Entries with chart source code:
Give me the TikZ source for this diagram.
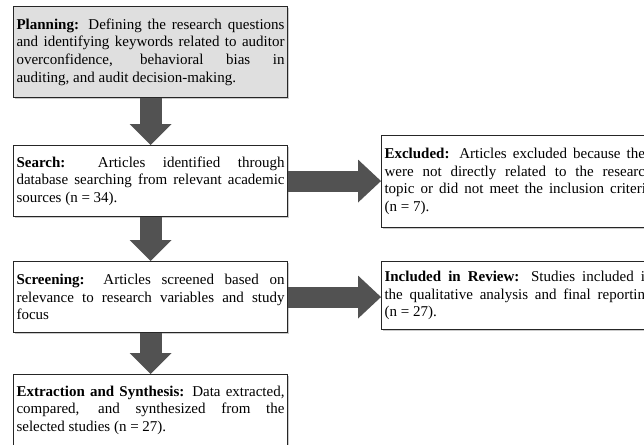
\documentclass[tikz,border=0pt]{standalone}
\usepackage{fontspec}
\setmainfont{Liberation Serif}
\usetikzlibrary{arrows.meta,shadows}
\hbadness=10000

\begin{document}
\begin{tikzpicture}[
  x=1pt,y=1pt,
  block/.style={draw=black!85,line width=1.1pt,fill=white,anchor=north west,
    text width=268pt,inner xsep=3pt,inner ysep=4pt,minimum height=71pt,
    align=justify,font=\fontsize{15}{17.6}\selectfont,
    drop shadow={shadow xshift=1pt,shadow yshift=-1pt,fill=black!35,opacity=0.6}},
  fatdown/.style={draw=black!68,line width=22pt,-{Triangle[width=42pt,length=21pt,line width=0pt]}},
  fatright/.style={draw=black!68,line width=21pt,-{Triangle[width=43pt,length=23pt,line width=0pt]}}
]
\useasboundingbox (0,0) rectangle (644,-444);
\clip (0,0) rectangle (644,-444);

\node[block,fill=gray!25,minimum height=91pt] (plan) at (13,-6)
  {\textbf{Planning:} Defining the research questions\linebreak and identifying keywords related to auditor\linebreak overconfidence, behavioral bias in\linebreak auditing, and audit decision-making.};
\node[block] (search) at (13,-145)
  {\textbf{Search:} Articles identified through\linebreak database searching from relevant academic\linebreak sources (n = 34).};
\node[block] (screen) at (13,-261)
  {\textbf{Screening:} Articles screened based on\linebreak relevance to research variables and study\linebreak focus};
\node[block] (extract) at (13,-374)
  {\textbf{Extraction and Synthesis:} Data extracted,\linebreak compared, and synthesized from the\linebreak selected studies (n = 27).};

\node[block,minimum height=92pt] (excl) at (381,-135)
  {\textbf{Excluded:} Articles excluded because they\linebreak were not directly related to the research\linebreak topic or did not meet the inclusion criteria\linebreak (n = 7).};
\node[block,minimum height=68pt] (incl) at (381,-261)
  {\textbf{Included in Review:} Studies included in\linebreak the qualitative analysis and final reporting\linebreak (n = 27).};

\draw[fatdown] (plan.south) -- (search.north);
\draw[fatdown] (search.south) -- (screen.north);
\draw[fatdown] (screen.south) -- (extract.north);
\draw[fatright] (search.east) -- (search.east -| excl.west);
\draw[fatright] (screen.east) -- (screen.east -| incl.west);
\end{tikzpicture}
\end{document}
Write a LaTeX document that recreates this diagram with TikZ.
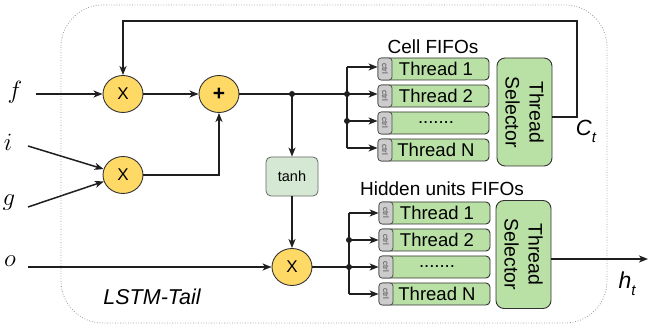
\documentclass[tikz,border=0pt]{standalone}
\usepackage{fontspec}
\setmainfont{Liberation Sans}
\usetikzlibrary{arrows.meta,shapes.geometric,calc}
\definecolor{cyel}{HTML}{FFD966}
\definecolor{cgreen}{HTML}{B9E0A5}
\definecolor{clight}{HTML}{D5E8D4}
\definecolor{cgrey}{HTML}{CCCCCC}
\definecolor{cline}{HTML}{1F1F1F}
\begin{document}
\begin{tikzpicture}[x=1pt,y=-1pt,
  conn/.style={draw=cline, line width=1.5pt},
  arr/.style={conn, -{Stealth[length=9pt,width=7pt,inset=2.5pt]}},
  op/.style={ellipse, draw=black!80, line width=0.9pt, fill=cyel, minimum width=40pt, minimum height=37pt, inner sep=0pt, font=\fontsize{17}{17}\selectfont},
  fifo/.style={rectangle, rounded corners=4pt, draw=black!80, line width=0.9pt, fill=cgreen, minimum width=111pt, minimum height=22pt, inner sep=0pt},
  ctrlbox/.style={rectangle, rounded corners=3pt, draw=black!70, line width=0.8pt, fill=cgrey, minimum width=22pt, minimum height=14pt, inner sep=0pt, rotate=-90, font=\fontsize{8}{8}\selectfont, text=black!70},
  fifotext/.style={inner sep=0pt, font=\fontsize{18.5}{18.5}\selectfont},
  head/.style={inner sep=0pt, font=\fontsize{19}{19}\selectfont},
  selector/.style={rectangle, rounded corners=8pt, draw=black!80, line width=0.9pt, fill=cgreen, minimum width=108pt, minimum height=55pt, inner sep=0pt, rotate=-90, align=center, font=\fontsize{19.5}{24}\selectfont},
  mlab/.style={inner sep=0pt, font=\fontsize{23}{23}\selectfont},
  dot/.style={circle, fill=cline, inner sep=0pt, minimum size=6pt},
]
\useasboundingbox (0,0) rectangle (649,331);
% frame
\draw[gray!80, line width=0.8pt, dash pattern=on 0.8pt off 1.8pt, rounded corners=42pt] (61,5) rectangle (607,323);
\node[inner sep=0pt, font=\fontsize{21.5}{21.5}\selectfont\itshape] (tail) at (152,297) {LSTM-Tail};

% input labels
\node[mlab] (lf) at (15,92) {$f$};
\node[mlab] (li) at (8,142) {$i$};
\node[mlab] (lg) at (9,203) {$g$};
\node[mlab] (lo) at (10,261) {$o$};
\coordinate (fs) at (36,94);
\coordinate (is) at (28,146);
\coordinate (gs) at (28,207);
\coordinate (os) at (28,267);

% operators
\node[op] (x1) at (123,94) {X};
\node[op, font=\fontsize{21}{21}\selectfont\bfseries] (plus) at (219,94) {+};
\node[op] (x2) at (123,175) {X};
\node[op] (x3) at (292,267) {X};
\node[rectangle, rounded corners=5pt, draw=black!60, line width=0.8pt, fill=clight, minimum width=52pt, minimum height=39pt, inner sep=0pt, font=\fontsize{14.5}{14.5}\selectfont] (tanh) at (292,176.5) {tanh};
\node[dot] (d1) at (292,94) {};

% cell FIFOs
\node[head] (chead) at (433,47) {Cell FIFOs};
\foreach \n/\y/\t in {1/69/Thread 1,2/96/Thread 2,3/123/{.......},4/150/Thread N}{
  \node[fifo] (c\n) at (433.5,\y) {};
  \node[ctrlbox] (cc\n) at (385,\y) {ctrl};
  \node[fifotext] (ct\n) at (436,\y) {\t};
}
\node[selector] (csel) at (524.5,112) {Thread\\Selector};
\node[mlab, font=\fontsize{22}{22}\selectfont\itshape] (ct) at (586,131) {C\raisebox{-7pt}{\fontsize{15}{15}\selectfont t}};

% hidden FIFOs
\node[head] (hhead) at (442,189) {Hidden units FIFOs};
\foreach \n/\y/\t in {1/213/Thread 1,2/240/Thread 2,3/267/{.......},4/294/Thread N}{
  \node[fifo] (h\n) at (434.5,\y) {};
  \node[ctrlbox] (hc\n) at (386,\y) {ctrl};
  \node[fifotext] (htx\n) at (437,\y) {\t};
}
\node[selector] (hsel) at (523.5,254.5) {Thread\\Selector};
\node[mlab, font=\fontsize{23}{23}\selectfont\itshape] (ht) at (627,284) {h\raisebox{-7pt}{\fontsize{15}{15}\selectfont t}};
\coordinate (hout) at (648,259);

% branch coordinates
\coordinate (cb1) at (347,67);
\coordinate (cb2) at (347,94);
\coordinate (cb3) at (347,121);
\coordinate (cb4) at (347,148);
\coordinate (hb1) at (349,213);
\coordinate (hb2) at (349,240);
\coordinate (hb3) at (349,267);
\coordinate (hb4) at (349,294);
\coordinate (fb) at (577,21);

% connectors
\draw[arr] (fs) -- (x1.west);
\draw[arr] (is) -- (x2);
\draw[arr] (gs) -- (x2);
\draw[arr] (os) -- (x3.west);
\draw[arr] (x1.east) -- (plus.west);
\draw[arr] (x2.east) -| (plus.south);
\draw[conn] (plus.east) -- (d1.center) -- (cb2);
\draw[arr] (d1.center) -- (tanh.north);
\draw[arr] (tanh.south) -- (x3.north);
\draw[conn] (x3.east) -- (hb3);
\draw[conn] (cb1) -- (cb4);
\draw[conn] (hb1) -- (hb4);
\foreach \n in {1,2,3,4}{
  \draw[arr] (cb\n) -- (cc\n.south |- cb\n);
  \draw[arr] (hb\n) -- (hc\n.south |- hb\n);
}
\node[dot] (cd2) at (cb2) {};
\node[dot] (cd3) at (cb3) {};
\node[dot] (hd2) at (hb2) {};
\node[dot] (hd3) at (hb3) {};
\draw[arr] ($(csel.north)+(0,5)$) -| (fb) -| (x1.north);
\draw[arr] ($(hsel.north)+(0,4.5)$) -- (hout);
\end{tikzpicture}
\end{document}
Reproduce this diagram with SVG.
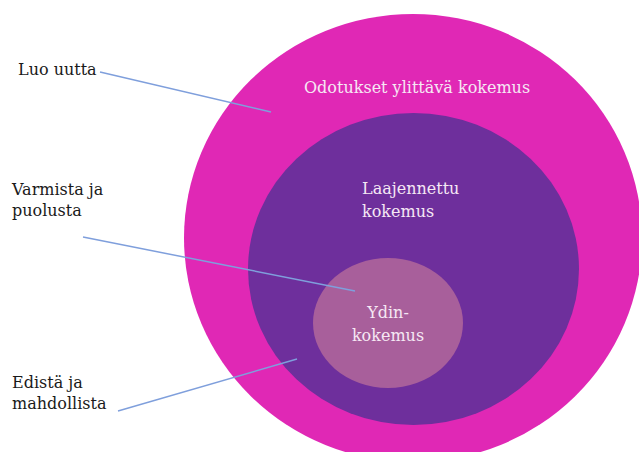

◆ **Exercise brief**:
Say how many lines include the word "this"; reply with the number alone.

◆ **Output of the exercise**:
3